◆ **PROBLEM STATEMENT**
Retype the material word for word.

◆ **INFORMATION PROVIDED**
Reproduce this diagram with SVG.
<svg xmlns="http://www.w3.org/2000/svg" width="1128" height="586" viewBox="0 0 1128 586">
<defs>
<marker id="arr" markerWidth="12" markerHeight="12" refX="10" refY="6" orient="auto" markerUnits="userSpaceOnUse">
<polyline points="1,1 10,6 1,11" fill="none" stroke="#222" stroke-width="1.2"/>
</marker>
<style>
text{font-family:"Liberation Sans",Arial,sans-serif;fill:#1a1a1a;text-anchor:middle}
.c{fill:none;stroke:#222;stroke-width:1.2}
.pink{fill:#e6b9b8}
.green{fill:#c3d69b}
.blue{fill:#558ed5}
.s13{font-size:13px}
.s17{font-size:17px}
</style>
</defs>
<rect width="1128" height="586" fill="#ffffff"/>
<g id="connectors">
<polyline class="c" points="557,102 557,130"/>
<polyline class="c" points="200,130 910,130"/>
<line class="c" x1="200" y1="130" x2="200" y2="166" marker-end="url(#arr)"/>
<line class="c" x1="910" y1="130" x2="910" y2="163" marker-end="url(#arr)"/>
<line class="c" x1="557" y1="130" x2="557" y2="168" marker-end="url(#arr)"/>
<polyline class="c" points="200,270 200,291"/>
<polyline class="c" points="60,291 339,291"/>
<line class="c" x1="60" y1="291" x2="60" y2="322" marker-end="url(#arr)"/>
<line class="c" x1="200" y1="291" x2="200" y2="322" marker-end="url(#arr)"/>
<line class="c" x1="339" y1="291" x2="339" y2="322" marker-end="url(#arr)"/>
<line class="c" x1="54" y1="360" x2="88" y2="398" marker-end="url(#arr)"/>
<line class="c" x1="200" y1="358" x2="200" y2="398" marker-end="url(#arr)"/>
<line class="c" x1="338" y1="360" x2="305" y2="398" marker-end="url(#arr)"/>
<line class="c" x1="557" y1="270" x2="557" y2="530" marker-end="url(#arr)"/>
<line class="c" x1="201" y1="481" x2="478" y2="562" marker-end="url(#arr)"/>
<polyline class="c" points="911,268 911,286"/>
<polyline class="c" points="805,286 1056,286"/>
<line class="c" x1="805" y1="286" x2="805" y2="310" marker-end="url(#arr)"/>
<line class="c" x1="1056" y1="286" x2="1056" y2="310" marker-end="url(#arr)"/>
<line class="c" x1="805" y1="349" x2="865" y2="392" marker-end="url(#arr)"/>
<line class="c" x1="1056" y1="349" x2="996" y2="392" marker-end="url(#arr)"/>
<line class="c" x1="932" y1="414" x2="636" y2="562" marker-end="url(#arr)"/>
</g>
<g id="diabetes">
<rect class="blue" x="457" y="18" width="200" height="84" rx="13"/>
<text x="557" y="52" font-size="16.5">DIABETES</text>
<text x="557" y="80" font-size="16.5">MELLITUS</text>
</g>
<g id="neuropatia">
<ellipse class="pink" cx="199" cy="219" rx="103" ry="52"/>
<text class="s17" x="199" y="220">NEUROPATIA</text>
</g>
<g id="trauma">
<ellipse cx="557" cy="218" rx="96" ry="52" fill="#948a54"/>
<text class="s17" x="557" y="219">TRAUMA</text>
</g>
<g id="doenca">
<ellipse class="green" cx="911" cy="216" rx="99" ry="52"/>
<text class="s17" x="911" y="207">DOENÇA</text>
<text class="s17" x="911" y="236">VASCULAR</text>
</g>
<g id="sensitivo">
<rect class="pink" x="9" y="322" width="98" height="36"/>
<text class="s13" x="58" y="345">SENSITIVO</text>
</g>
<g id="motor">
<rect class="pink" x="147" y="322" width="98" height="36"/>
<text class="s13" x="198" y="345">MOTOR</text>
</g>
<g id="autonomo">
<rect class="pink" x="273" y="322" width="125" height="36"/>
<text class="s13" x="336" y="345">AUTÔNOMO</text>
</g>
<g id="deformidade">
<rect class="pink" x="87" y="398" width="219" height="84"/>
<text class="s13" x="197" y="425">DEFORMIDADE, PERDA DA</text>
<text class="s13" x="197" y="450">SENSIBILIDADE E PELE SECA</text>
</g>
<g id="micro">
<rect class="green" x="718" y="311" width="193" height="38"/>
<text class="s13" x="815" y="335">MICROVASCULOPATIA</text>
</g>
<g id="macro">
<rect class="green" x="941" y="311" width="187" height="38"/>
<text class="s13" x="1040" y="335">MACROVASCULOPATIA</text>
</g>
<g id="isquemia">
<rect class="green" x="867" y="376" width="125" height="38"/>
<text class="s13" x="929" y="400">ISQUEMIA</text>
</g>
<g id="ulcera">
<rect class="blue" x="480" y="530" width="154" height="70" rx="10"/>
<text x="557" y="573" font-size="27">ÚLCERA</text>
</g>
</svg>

◆ **ANSWER BELOW**
Reproduce this diagram with SVG.
<svg xmlns="http://www.w3.org/2000/svg" width="1128" height="586" viewBox="0 0 1128 586">
<defs>
<marker id="arr" markerWidth="12" markerHeight="12" refX="10" refY="6" orient="auto" markerUnits="userSpaceOnUse">
<polyline points="1,1 10,6 1,11" fill="none" stroke="#222" stroke-width="1.2"/>
</marker>
<style>
text{font-family:"Liberation Sans",Arial,sans-serif;fill:#1a1a1a;text-anchor:middle}
.c{fill:none;stroke:#222;stroke-width:1.2}
.pink{fill:#e6b9b8}
.green{fill:#c3d69b}
.blue{fill:#558ed5}
.s13{font-size:13px}
.s17{font-size:17px}
</style>
</defs>
<rect width="1128" height="586" fill="#ffffff"/>
<g id="connectors">
<polyline class="c" points="557,102 557,130"/>
<polyline class="c" points="200,130 910,130"/>
<line class="c" x1="200" y1="130" x2="200" y2="166" marker-end="url(#arr)"/>
<line class="c" x1="910" y1="130" x2="910" y2="163" marker-end="url(#arr)"/>
<line class="c" x1="557" y1="130" x2="557" y2="168" marker-end="url(#arr)"/>
<polyline class="c" points="200,270 200,291"/>
<polyline class="c" points="60,291 339,291"/>
<line class="c" x1="60" y1="291" x2="60" y2="322" marker-end="url(#arr)"/>
<line class="c" x1="200" y1="291" x2="200" y2="322" marker-end="url(#arr)"/>
<line class="c" x1="339" y1="291" x2="339" y2="322" marker-end="url(#arr)"/>
<line class="c" x1="54" y1="360" x2="88" y2="398" marker-end="url(#arr)"/>
<line class="c" x1="200" y1="358" x2="200" y2="398" marker-end="url(#arr)"/>
<line class="c" x1="338" y1="360" x2="305" y2="398" marker-end="url(#arr)"/>
<line class="c" x1="557" y1="270" x2="557" y2="530" marker-end="url(#arr)"/>
<line class="c" x1="201" y1="481" x2="478" y2="562" marker-end="url(#arr)"/>
<polyline class="c" points="911,268 911,286"/>
<polyline class="c" points="805,286 1056,286"/>
<line class="c" x1="805" y1="286" x2="805" y2="310" marker-end="url(#arr)"/>
<line class="c" x1="1056" y1="286" x2="1056" y2="310" marker-end="url(#arr)"/>
<line class="c" x1="805" y1="349" x2="865" y2="392" marker-end="url(#arr)"/>
<line class="c" x1="1056" y1="349" x2="996" y2="392" marker-end="url(#arr)"/>
<line class="c" x1="932" y1="414" x2="636" y2="562" marker-end="url(#arr)"/>
</g>
<g id="diabetes">
<rect class="blue" x="457" y="18" width="200" height="84" rx="13"/>
<text x="557" y="52" font-size="16.5">DIABETES</text>
<text x="557" y="80" font-size="16.5">MELLITUS</text>
</g>
<g id="neuropatia">
<ellipse class="pink" cx="199" cy="219" rx="103" ry="52"/>
<text class="s17" x="199" y="220">NEUROPATIA</text>
</g>
<g id="trauma">
<ellipse cx="557" cy="218" rx="96" ry="52" fill="#948a54"/>
<text class="s17" x="557" y="219">TRAUMA</text>
</g>
<g id="doenca">
<ellipse class="green" cx="911" cy="216" rx="99" ry="52"/>
<text class="s17" x="911" y="207">DOENÇA</text>
<text class="s17" x="911" y="236">VASCULAR</text>
</g>
<g id="sensitivo">
<rect class="pink" x="9" y="322" width="98" height="36"/>
<text class="s13" x="58" y="345">SENSITIVO</text>
</g>
<g id="motor">
<rect class="pink" x="147" y="322" width="98" height="36"/>
<text class="s13" x="198" y="345">MOTOR</text>
</g>
<g id="autonomo">
<rect class="pink" x="273" y="322" width="125" height="36"/>
<text class="s13" x="336" y="345">AUTÔNOMO</text>
</g>
<g id="deformidade">
<rect class="pink" x="87" y="398" width="219" height="84"/>
<text class="s13" x="197" y="425">DEFORMIDADE, PERDA DA</text>
<text class="s13" x="197" y="450">SENSIBILIDADE E PELE SECA</text>
</g>
<g id="micro">
<rect class="green" x="718" y="311" width="193" height="38"/>
<text class="s13" x="815" y="335">MICROVASCULOPATIA</text>
</g>
<g id="macro">
<rect class="green" x="941" y="311" width="187" height="38"/>
<text class="s13" x="1040" y="335">MACROVASCULOPATIA</text>
</g>
<g id="isquemia">
<rect class="green" x="867" y="376" width="125" height="38"/>
<text class="s13" x="929" y="400">ISQUEMIA</text>
</g>
<g id="ulcera">
<rect class="blue" x="480" y="530" width="154" height="70" rx="10"/>
<text x="557" y="573" font-size="27">ÚLCERA</text>
</g>
</svg>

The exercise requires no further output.